All lines from the beginning of the listing through the line with "(pp) at (407,241)" are to be copied word for word; the pictures are not.
>>>
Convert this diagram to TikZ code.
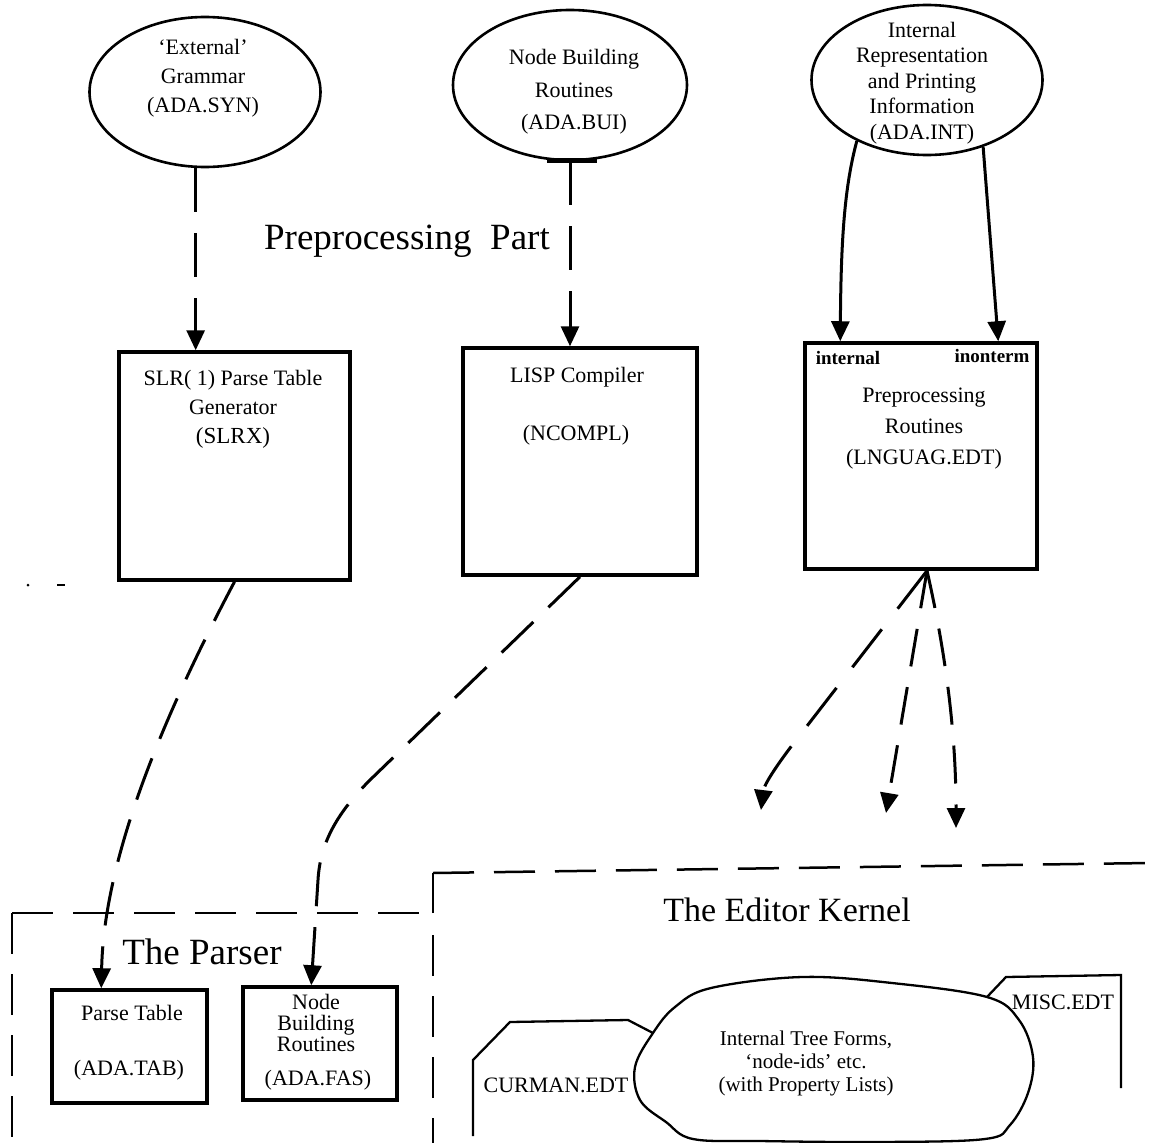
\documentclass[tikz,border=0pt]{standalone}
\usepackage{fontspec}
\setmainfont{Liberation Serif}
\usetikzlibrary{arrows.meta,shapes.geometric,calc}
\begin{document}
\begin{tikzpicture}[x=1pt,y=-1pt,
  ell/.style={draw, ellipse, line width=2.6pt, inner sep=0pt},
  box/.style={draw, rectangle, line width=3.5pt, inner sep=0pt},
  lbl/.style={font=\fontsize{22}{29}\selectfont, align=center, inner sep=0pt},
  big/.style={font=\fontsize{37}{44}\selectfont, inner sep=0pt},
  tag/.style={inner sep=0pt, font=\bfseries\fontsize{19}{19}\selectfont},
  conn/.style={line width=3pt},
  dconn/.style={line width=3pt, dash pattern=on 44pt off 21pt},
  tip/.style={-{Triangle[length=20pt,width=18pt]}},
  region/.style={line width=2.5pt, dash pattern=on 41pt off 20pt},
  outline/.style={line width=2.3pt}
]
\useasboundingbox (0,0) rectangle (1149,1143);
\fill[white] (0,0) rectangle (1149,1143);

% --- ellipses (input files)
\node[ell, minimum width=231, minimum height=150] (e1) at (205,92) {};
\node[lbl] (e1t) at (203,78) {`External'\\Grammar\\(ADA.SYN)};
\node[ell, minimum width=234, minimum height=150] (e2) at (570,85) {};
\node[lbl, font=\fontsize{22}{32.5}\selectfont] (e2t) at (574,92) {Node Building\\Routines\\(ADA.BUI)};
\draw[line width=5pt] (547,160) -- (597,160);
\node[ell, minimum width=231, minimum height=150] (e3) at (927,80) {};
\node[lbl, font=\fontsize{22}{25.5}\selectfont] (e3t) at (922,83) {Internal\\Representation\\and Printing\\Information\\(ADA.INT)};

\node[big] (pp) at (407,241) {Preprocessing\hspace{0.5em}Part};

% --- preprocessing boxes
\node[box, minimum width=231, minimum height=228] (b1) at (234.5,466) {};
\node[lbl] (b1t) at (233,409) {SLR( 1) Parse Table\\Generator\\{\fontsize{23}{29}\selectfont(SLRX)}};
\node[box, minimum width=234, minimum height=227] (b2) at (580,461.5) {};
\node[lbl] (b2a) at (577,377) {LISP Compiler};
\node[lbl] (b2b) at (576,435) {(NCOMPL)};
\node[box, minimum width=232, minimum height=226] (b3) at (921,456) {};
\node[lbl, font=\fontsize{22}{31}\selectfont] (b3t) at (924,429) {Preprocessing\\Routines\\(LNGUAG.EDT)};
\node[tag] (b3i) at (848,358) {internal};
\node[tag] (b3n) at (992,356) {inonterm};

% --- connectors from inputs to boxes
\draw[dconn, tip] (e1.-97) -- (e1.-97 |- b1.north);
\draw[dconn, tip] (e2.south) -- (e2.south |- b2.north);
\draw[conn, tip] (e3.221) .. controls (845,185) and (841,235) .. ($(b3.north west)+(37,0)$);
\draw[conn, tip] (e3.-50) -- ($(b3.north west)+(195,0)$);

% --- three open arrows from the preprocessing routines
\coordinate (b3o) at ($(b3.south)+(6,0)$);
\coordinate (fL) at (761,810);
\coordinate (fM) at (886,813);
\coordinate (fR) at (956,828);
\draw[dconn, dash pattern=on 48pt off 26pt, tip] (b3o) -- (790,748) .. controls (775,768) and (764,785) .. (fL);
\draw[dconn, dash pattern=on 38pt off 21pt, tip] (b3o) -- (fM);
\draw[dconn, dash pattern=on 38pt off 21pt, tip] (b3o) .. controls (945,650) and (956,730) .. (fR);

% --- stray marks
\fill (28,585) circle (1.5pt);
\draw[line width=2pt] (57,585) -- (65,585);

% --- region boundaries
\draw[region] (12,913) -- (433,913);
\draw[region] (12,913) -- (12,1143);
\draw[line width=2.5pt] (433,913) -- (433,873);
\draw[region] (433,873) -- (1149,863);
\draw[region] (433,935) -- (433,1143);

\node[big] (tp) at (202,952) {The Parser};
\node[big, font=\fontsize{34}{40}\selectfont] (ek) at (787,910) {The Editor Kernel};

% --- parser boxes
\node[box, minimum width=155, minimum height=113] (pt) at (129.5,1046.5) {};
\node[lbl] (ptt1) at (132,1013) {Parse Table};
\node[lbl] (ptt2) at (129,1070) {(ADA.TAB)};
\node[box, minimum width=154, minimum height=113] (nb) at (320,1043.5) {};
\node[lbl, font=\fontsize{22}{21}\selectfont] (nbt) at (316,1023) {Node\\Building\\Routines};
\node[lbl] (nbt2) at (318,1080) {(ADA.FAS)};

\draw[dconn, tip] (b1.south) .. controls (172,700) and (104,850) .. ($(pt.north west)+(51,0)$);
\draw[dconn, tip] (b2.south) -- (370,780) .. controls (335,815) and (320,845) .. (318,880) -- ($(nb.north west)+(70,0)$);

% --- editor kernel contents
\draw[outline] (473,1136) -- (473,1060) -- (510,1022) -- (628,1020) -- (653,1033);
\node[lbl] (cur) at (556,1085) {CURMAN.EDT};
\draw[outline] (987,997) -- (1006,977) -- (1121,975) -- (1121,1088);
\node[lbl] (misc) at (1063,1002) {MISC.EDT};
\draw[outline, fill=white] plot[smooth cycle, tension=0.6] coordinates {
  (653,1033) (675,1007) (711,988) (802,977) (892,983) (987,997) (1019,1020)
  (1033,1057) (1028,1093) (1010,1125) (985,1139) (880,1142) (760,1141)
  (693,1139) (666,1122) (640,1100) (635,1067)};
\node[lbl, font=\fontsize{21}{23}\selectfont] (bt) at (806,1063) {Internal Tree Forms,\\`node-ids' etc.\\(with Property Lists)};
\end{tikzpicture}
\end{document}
<<<
Solution below:
Convert this diagram to TikZ code.
\documentclass[tikz,border=0pt]{standalone}
\usepackage{fontspec}
\setmainfont{Liberation Serif}
\usetikzlibrary{arrows.meta,shapes.geometric,calc}
\begin{document}
\begin{tikzpicture}[x=1pt,y=-1pt,
  ell/.style={draw, ellipse, line width=2.6pt, inner sep=0pt},
  box/.style={draw, rectangle, line width=3.5pt, inner sep=0pt},
  lbl/.style={font=\fontsize{22}{29}\selectfont, align=center, inner sep=0pt},
  big/.style={font=\fontsize{37}{44}\selectfont, inner sep=0pt},
  tag/.style={inner sep=0pt, font=\bfseries\fontsize{19}{19}\selectfont},
  conn/.style={line width=3pt},
  dconn/.style={line width=3pt, dash pattern=on 44pt off 21pt},
  tip/.style={-{Triangle[length=20pt,width=18pt]}},
  region/.style={line width=2.5pt, dash pattern=on 41pt off 20pt},
  outline/.style={line width=2.3pt}
]
\useasboundingbox (0,0) rectangle (1149,1143);
\fill[white] (0,0) rectangle (1149,1143);

% --- ellipses (input files)
\node[ell, minimum width=231, minimum height=150] (e1) at (205,92) {};
\node[lbl] (e1t) at (203,78) {`External'\\Grammar\\(ADA.SYN)};
\node[ell, minimum width=234, minimum height=150] (e2) at (570,85) {};
\node[lbl, font=\fontsize{22}{32.5}\selectfont] (e2t) at (574,92) {Node Building\\Routines\\(ADA.BUI)};
\draw[line width=5pt] (547,160) -- (597,160);
\node[ell, minimum width=231, minimum height=150] (e3) at (927,80) {};
\node[lbl, font=\fontsize{22}{25.5}\selectfont] (e3t) at (922,83) {Internal\\Representation\\and Printing\\Information\\(ADA.INT)};

\node[big] (pp) at (407,241) {Preprocessing\hspace{0.5em}Part};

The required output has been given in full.